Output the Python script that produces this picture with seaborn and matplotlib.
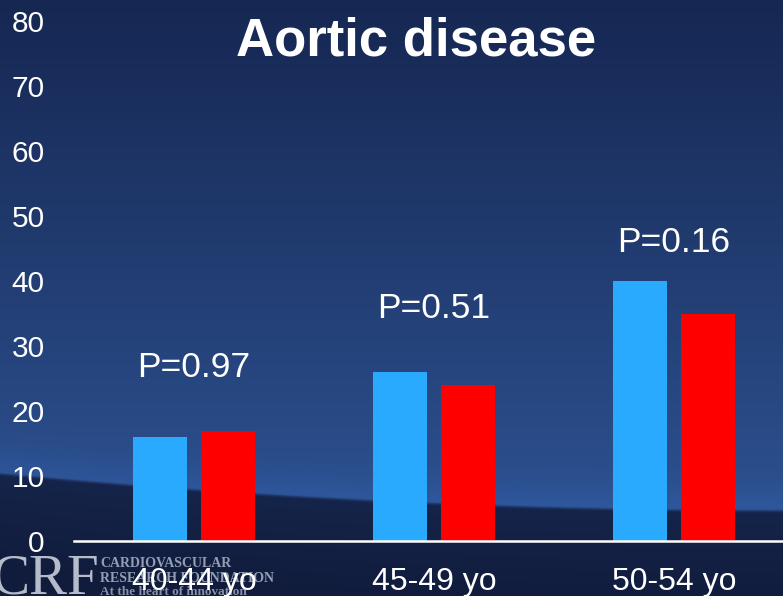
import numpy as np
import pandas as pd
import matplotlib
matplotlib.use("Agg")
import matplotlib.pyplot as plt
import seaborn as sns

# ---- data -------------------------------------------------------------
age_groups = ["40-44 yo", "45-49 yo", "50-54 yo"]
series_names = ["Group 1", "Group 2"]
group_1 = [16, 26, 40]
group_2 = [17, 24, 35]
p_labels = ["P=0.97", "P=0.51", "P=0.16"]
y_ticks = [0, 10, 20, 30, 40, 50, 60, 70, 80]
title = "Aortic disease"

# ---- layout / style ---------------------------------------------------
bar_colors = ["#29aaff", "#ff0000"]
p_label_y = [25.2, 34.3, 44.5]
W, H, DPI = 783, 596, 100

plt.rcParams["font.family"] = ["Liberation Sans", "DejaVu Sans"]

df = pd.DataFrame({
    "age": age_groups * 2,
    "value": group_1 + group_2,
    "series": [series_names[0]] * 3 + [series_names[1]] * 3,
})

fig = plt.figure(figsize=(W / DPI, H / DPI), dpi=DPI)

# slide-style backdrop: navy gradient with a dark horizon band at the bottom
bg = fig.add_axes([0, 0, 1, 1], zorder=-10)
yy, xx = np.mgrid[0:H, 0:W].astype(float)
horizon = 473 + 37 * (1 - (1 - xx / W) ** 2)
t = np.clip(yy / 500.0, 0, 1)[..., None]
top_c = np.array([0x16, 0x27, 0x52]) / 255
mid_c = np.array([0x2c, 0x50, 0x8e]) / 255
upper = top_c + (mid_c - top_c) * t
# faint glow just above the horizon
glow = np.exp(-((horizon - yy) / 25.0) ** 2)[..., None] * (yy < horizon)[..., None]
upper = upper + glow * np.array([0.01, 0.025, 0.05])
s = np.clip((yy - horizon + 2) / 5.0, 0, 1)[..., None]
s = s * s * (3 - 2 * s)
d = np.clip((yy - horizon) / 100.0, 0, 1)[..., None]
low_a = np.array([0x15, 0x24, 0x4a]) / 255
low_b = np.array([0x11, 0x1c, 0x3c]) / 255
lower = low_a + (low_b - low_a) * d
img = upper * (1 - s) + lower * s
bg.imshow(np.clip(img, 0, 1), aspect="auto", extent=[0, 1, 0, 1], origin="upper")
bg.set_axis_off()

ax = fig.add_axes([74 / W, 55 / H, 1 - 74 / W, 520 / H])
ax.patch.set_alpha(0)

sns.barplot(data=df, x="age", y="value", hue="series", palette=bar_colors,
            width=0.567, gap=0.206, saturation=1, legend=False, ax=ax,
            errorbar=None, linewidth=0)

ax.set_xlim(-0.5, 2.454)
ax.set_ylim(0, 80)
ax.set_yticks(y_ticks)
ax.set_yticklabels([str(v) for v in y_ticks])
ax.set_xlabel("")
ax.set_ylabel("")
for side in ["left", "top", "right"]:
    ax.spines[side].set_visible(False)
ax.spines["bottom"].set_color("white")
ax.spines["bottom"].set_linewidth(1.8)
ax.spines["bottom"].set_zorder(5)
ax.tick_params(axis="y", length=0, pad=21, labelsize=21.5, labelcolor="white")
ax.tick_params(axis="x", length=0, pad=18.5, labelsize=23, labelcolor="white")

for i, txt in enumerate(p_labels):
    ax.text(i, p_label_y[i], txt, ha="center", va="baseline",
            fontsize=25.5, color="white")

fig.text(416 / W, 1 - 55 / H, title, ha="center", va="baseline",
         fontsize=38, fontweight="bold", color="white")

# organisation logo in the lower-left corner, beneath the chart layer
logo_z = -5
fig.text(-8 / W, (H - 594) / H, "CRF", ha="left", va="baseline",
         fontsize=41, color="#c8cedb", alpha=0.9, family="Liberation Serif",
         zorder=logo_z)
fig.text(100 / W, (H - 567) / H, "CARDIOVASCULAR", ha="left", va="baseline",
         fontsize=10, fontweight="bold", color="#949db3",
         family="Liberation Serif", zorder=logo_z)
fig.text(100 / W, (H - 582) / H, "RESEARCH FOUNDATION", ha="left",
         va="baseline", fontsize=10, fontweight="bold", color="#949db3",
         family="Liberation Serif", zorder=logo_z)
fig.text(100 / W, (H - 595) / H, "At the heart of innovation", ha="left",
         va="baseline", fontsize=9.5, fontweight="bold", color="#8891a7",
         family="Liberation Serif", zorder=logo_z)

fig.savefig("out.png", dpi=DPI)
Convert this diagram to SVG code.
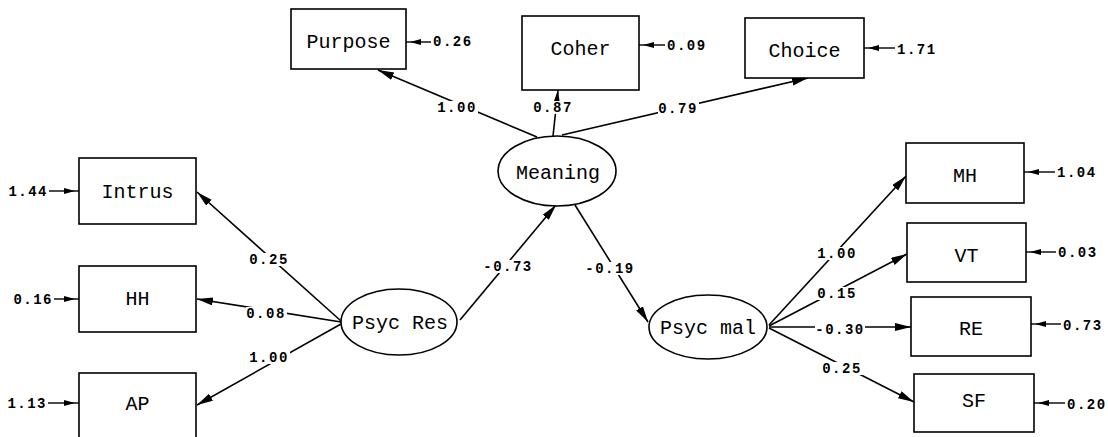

:::

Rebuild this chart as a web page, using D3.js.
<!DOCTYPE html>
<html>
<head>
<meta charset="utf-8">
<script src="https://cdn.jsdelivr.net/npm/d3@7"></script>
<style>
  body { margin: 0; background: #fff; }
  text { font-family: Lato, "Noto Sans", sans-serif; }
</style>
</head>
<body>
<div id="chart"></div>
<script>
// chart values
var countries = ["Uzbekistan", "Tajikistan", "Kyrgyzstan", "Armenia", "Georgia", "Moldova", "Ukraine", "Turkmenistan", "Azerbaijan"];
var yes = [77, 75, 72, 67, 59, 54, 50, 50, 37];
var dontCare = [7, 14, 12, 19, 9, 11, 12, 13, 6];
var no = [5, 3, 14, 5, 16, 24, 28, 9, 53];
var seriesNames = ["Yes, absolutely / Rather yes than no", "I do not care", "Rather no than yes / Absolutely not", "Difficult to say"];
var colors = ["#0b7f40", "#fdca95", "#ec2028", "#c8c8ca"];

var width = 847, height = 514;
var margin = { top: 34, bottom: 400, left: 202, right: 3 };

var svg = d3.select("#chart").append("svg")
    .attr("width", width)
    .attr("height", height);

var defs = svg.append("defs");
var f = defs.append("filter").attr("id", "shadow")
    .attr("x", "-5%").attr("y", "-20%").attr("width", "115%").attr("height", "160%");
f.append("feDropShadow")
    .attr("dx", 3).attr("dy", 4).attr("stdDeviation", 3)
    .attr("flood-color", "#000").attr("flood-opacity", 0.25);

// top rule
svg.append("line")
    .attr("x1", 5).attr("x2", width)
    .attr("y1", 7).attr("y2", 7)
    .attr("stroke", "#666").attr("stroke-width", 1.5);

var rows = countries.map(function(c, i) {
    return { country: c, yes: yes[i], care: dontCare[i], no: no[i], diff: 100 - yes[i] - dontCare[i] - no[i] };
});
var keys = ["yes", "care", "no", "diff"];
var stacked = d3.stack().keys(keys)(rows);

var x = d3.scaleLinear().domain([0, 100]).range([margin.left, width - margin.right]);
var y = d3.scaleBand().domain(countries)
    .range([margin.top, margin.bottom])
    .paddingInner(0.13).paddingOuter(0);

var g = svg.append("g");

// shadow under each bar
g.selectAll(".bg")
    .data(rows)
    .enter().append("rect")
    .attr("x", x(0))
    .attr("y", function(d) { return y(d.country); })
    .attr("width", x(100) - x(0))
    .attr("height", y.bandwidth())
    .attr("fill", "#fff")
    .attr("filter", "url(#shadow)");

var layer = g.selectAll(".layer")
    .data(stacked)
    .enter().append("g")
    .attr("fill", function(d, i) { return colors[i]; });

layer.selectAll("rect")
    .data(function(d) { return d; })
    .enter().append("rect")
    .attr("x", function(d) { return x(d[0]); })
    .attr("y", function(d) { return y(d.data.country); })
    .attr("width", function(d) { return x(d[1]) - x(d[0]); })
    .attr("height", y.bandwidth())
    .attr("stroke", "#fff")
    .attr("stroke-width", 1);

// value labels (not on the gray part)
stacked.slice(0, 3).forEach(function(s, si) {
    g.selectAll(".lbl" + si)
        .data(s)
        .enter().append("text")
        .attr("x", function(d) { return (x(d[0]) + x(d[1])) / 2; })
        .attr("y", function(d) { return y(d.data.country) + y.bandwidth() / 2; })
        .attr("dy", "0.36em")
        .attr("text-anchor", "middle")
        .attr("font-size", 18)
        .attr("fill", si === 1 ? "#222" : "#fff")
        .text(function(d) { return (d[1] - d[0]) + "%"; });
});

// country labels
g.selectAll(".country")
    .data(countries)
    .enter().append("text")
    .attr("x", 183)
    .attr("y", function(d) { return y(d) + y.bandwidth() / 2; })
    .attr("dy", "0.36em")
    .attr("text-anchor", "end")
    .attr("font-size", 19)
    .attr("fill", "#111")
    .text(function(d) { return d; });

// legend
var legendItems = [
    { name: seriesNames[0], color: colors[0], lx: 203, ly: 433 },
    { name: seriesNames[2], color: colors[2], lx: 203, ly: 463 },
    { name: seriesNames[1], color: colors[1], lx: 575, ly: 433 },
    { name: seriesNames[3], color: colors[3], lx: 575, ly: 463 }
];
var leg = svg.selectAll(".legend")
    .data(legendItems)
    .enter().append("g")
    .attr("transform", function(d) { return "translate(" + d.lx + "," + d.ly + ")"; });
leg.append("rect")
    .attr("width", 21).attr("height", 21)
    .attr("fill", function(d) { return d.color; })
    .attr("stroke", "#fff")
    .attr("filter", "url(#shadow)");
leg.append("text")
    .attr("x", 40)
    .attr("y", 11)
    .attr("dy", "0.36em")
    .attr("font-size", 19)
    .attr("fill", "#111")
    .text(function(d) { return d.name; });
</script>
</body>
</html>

:::

Copy, exactly as they stand, the lines from the one that holds "Output the Python" to the one that holds "import seaborn as sns", both included, and drop every picture.

Output the Python script that produces this picture with seaborn and matplotlib.
import numpy as np
import pandas as pd
import matplotlib
matplotlib.use("Agg")
import matplotlib.pyplot as plt
import seaborn as sns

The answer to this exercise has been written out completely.